** start Data **

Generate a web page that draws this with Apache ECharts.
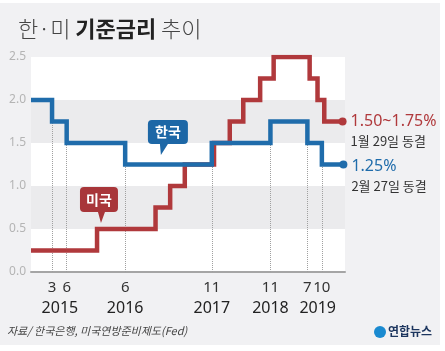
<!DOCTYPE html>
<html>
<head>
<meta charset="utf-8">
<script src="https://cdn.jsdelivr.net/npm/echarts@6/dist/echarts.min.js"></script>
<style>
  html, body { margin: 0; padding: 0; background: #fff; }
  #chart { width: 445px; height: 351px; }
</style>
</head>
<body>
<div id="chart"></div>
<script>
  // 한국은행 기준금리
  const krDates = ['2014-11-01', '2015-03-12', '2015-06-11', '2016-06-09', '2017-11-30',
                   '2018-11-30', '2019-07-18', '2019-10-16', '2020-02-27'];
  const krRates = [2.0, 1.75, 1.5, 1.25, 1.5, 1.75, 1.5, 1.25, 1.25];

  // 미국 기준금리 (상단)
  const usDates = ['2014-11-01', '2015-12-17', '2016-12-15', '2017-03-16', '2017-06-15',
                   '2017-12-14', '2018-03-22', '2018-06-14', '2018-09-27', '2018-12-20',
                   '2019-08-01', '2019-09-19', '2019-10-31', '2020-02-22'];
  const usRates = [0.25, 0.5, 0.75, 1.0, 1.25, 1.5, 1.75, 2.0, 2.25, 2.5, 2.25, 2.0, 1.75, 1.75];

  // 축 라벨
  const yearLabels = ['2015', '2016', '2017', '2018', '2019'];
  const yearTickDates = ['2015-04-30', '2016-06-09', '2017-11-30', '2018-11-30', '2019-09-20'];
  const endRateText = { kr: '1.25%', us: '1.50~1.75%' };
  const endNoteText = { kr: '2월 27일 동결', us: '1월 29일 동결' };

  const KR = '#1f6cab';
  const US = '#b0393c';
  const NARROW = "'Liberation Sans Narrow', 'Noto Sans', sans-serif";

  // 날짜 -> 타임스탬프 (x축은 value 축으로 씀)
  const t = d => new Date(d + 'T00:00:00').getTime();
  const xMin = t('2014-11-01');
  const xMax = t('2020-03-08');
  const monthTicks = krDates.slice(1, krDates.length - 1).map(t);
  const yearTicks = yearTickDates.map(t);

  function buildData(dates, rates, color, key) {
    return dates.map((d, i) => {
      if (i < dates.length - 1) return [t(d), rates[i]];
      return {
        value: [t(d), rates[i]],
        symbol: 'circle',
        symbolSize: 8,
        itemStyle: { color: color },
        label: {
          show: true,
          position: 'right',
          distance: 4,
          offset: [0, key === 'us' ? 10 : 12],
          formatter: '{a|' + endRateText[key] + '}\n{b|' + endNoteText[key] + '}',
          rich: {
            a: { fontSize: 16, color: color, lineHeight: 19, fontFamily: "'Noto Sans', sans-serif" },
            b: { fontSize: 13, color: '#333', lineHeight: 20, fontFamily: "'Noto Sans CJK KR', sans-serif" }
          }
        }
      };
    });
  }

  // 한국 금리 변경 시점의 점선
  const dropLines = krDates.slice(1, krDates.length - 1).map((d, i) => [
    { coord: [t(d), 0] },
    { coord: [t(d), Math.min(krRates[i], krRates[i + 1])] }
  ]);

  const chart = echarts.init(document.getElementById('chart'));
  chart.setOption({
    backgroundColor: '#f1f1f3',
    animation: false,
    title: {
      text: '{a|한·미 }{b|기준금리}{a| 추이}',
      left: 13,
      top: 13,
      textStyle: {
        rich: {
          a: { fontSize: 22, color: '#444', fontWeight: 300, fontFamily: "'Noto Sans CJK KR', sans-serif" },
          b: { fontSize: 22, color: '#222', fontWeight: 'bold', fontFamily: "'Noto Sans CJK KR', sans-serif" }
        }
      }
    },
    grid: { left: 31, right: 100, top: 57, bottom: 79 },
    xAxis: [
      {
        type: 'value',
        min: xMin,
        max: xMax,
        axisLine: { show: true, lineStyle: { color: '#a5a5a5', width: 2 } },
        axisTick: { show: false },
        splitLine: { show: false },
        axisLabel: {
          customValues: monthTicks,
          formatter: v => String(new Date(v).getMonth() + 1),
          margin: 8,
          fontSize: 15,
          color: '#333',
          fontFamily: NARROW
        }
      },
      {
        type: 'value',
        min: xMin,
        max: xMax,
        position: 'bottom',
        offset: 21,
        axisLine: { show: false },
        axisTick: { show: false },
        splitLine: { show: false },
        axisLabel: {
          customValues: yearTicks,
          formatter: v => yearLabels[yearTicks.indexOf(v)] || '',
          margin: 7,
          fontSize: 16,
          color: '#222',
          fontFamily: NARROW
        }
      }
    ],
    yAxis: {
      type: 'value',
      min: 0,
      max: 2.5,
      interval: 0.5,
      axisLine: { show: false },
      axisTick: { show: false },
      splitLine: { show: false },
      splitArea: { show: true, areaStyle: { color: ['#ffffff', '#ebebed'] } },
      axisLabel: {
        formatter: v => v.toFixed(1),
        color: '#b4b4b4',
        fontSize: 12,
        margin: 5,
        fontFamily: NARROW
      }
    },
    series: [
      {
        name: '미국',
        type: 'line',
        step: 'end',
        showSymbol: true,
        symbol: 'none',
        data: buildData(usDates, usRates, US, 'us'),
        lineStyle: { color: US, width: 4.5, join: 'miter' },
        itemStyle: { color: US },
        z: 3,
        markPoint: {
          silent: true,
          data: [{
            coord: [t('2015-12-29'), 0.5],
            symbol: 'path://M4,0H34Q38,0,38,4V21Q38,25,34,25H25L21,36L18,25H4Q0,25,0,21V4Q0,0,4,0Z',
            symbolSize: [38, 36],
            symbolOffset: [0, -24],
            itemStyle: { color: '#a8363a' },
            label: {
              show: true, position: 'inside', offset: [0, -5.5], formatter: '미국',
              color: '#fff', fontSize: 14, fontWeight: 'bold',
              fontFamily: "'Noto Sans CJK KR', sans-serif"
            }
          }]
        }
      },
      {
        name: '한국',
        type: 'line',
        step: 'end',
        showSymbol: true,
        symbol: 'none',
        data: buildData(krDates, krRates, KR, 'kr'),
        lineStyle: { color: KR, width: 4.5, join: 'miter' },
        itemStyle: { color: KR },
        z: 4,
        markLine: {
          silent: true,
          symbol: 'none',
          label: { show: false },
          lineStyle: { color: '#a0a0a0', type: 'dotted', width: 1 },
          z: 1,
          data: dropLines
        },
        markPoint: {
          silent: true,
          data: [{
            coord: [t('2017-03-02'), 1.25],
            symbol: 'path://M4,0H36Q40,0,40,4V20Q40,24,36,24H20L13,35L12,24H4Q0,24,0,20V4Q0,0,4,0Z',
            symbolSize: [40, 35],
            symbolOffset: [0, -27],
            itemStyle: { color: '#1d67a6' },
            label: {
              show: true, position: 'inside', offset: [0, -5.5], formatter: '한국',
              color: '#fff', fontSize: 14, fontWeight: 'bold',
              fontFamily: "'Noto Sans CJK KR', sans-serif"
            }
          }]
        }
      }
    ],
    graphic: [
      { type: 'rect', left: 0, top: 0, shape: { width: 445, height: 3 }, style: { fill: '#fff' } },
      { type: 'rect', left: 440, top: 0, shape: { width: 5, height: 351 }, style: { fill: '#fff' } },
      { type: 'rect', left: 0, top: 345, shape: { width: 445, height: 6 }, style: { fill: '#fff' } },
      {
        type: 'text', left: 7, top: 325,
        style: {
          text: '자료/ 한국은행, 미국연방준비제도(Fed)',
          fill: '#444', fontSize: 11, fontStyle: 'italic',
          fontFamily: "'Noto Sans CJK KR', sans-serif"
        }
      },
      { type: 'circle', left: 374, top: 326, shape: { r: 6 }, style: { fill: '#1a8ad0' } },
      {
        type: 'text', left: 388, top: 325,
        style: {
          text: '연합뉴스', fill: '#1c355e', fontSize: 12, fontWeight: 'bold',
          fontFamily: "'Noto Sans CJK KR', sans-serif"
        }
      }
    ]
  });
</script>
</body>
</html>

** end Data **

■ What you have to do ■
Repeat only the lines between the start of the data and the line with "1.5, 1.25, 1.25];", including those two lines, and skip the pictures.

■ Answer for the task ■
Generate a web page that draws this with Apache ECharts.
<!DOCTYPE html>
<html>
<head>
<meta charset="utf-8">
<script src="https://cdn.jsdelivr.net/npm/echarts@6/dist/echarts.min.js"></script>
<style>
  html, body { margin: 0; padding: 0; background: #fff; }
  #chart { width: 445px; height: 351px; }
</style>
</head>
<body>
<div id="chart"></div>
<script>
  // 한국은행 기준금리
  const krDates = ['2014-11-01', '2015-03-12', '2015-06-11', '2016-06-09', '2017-11-30',
                   '2018-11-30', '2019-07-18', '2019-10-16', '2020-02-27'];
  const krRates = [2.0, 1.75, 1.5, 1.25, 1.5, 1.75, 1.5, 1.25, 1.25];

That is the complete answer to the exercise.